# Start of Records shown
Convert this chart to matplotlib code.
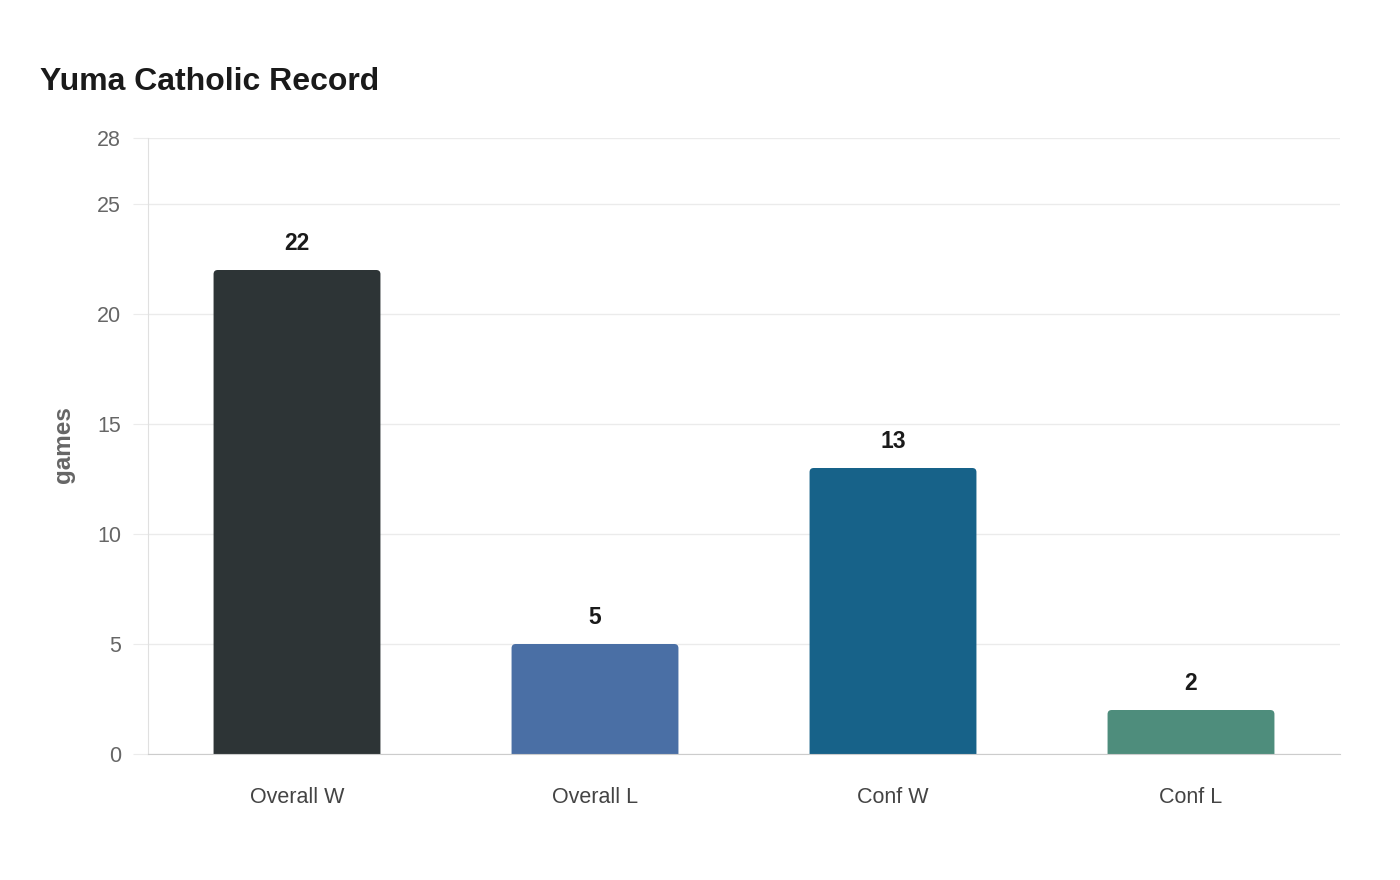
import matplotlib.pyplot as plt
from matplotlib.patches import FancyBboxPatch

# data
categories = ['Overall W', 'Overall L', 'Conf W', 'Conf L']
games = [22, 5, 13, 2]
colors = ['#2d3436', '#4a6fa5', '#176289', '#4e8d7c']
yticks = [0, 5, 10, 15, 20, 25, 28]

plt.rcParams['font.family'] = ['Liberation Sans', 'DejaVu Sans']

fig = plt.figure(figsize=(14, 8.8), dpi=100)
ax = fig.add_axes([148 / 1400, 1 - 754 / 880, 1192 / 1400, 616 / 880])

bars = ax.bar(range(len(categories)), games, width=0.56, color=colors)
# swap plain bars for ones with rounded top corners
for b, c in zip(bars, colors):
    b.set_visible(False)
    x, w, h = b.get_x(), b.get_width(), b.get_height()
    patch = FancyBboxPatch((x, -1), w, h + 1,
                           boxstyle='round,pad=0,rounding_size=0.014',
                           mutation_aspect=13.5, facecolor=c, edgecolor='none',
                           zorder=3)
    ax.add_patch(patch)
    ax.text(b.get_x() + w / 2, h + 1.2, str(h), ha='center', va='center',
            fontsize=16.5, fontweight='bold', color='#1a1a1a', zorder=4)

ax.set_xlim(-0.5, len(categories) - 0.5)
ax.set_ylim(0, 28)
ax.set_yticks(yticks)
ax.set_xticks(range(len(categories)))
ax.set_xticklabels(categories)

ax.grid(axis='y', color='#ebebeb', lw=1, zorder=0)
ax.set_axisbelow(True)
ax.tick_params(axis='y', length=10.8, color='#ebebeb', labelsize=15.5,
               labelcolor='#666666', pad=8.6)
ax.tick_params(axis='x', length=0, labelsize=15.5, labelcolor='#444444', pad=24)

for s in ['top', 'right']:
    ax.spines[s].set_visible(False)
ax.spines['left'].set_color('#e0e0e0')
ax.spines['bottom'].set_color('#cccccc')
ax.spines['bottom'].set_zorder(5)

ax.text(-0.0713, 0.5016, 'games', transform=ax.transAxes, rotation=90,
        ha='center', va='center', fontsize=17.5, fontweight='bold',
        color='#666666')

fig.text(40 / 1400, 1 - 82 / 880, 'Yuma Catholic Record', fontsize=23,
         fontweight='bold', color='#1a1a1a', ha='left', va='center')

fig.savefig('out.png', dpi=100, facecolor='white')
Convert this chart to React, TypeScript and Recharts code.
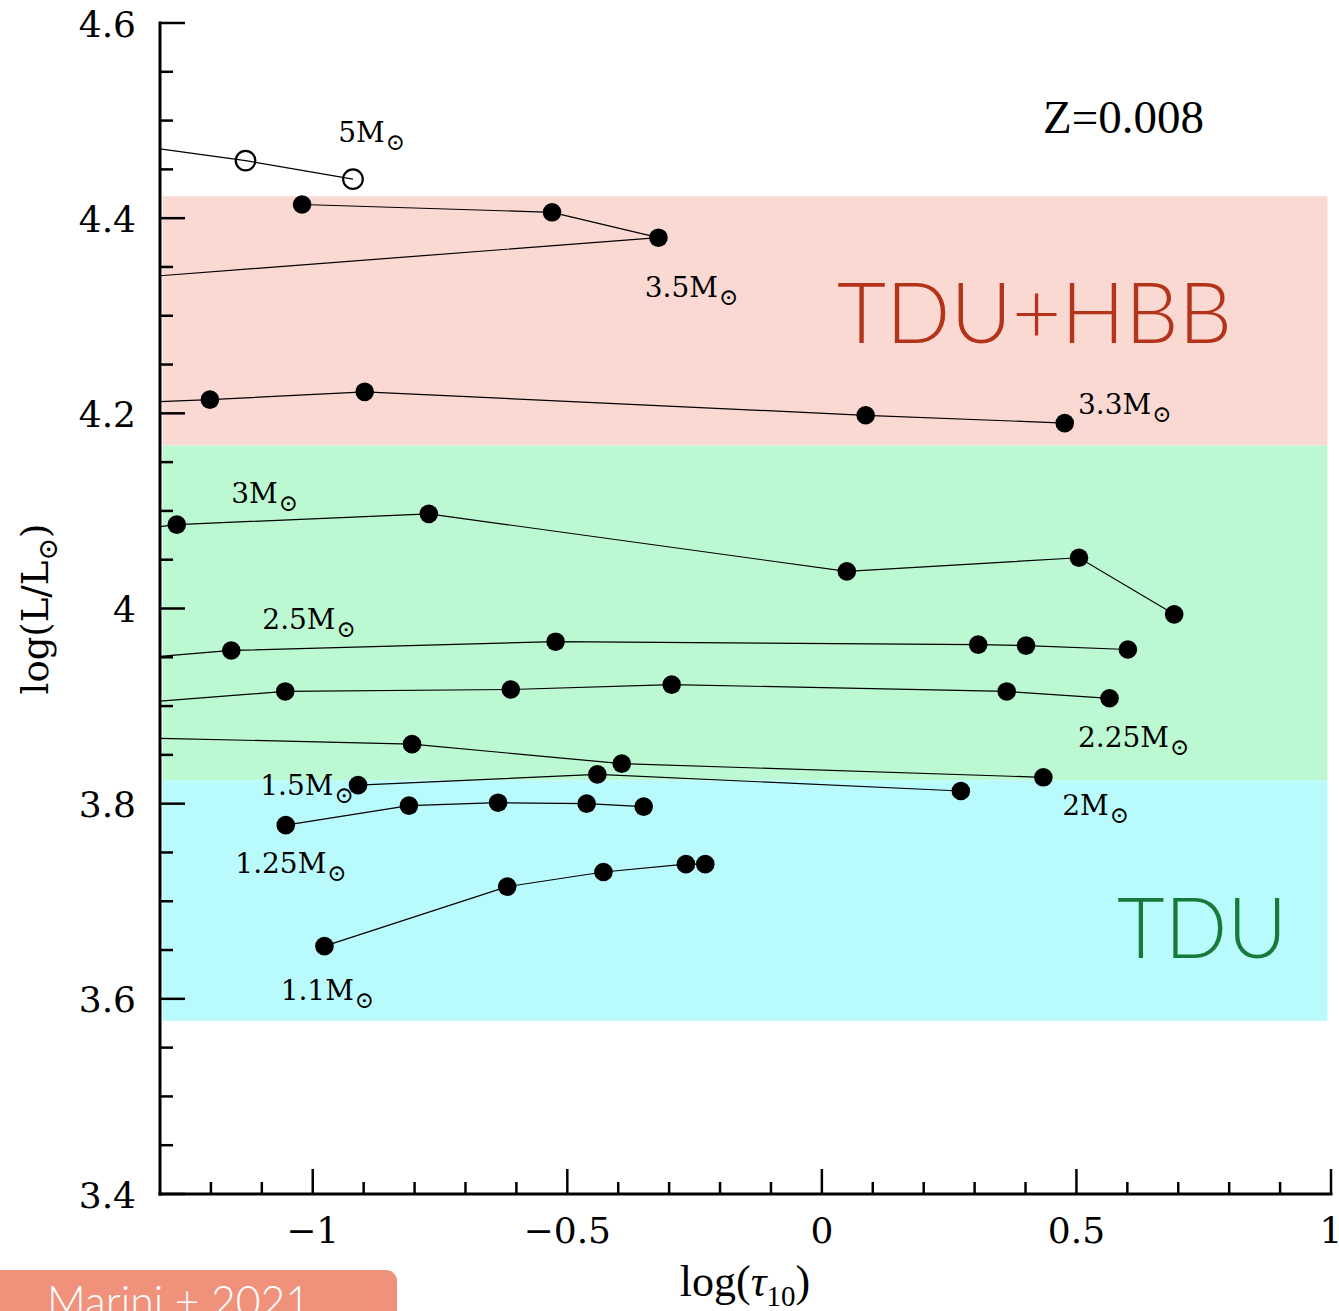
# End of Records shown
■ What this task involves
Transcribe the entries above verbatim, omitting their pictures.

■ Expected answer
Convert this chart to matplotlib code.
import matplotlib.pyplot as plt
from matplotlib.patches import FancyBboxPatch

# data
categories = ['Overall W', 'Overall L', 'Conf W', 'Conf L']
games = [22, 5, 13, 2]
colors = ['#2d3436', '#4a6fa5', '#176289', '#4e8d7c']
yticks = [0, 5, 10, 15, 20, 25, 28]

plt.rcParams['font.family'] = ['Liberation Sans', 'DejaVu Sans']

fig = plt.figure(figsize=(14, 8.8), dpi=100)
ax = fig.add_axes([148 / 1400, 1 - 754 / 880, 1192 / 1400, 616 / 880])

bars = ax.bar(range(len(categories)), games, width=0.56, color=colors)
# swap plain bars for ones with rounded top corners
for b, c in zip(bars, colors):
    b.set_visible(False)
    x, w, h = b.get_x(), b.get_width(), b.get_height()
    patch = FancyBboxPatch((x, -1), w, h + 1,
                           boxstyle='round,pad=0,rounding_size=0.014',
                           mutation_aspect=13.5, facecolor=c, edgecolor='none',
                           zorder=3)
    ax.add_patch(patch)
    ax.text(b.get_x() + w / 2, h + 1.2, str(h), ha='center', va='center',
            fontsize=16.5, fontweight='bold', color='#1a1a1a', zorder=4)

ax.set_xlim(-0.5, len(categories) - 0.5)
ax.set_ylim(0, 28)
ax.set_yticks(yticks)
ax.set_xticks(range(len(categories)))
ax.set_xticklabels(categories)

ax.grid(axis='y', color='#ebebeb', lw=1, zorder=0)
ax.set_axisbelow(True)
ax.tick_params(axis='y', length=10.8, color='#ebebeb', labelsize=15.5,
               labelcolor='#666666', pad=8.6)
ax.tick_params(axis='x', length=0, labelsize=15.5, labelcolor='#444444', pad=24)

for s in ['top', 'right']:
    ax.spines[s].set_visible(False)
ax.spines['left'].set_color('#e0e0e0')
ax.spines['bottom'].set_color('#cccccc')
ax.spines['bottom'].set_zorder(5)

ax.text(-0.0713, 0.5016, 'games', transform=ax.transAxes, rotation=90,
        ha='center', va='center', fontsize=17.5, fontweight='bold',
        color='#666666')

fig.text(40 / 1400, 1 - 82 / 880, 'Yuma Catholic Record', fontsize=23,
         fontweight='bold', color='#1a1a1a', ha='left', va='center')

fig.savefig('out.png', dpi=100, facecolor='white')
Convert this chart to React, TypeScript and Recharts code.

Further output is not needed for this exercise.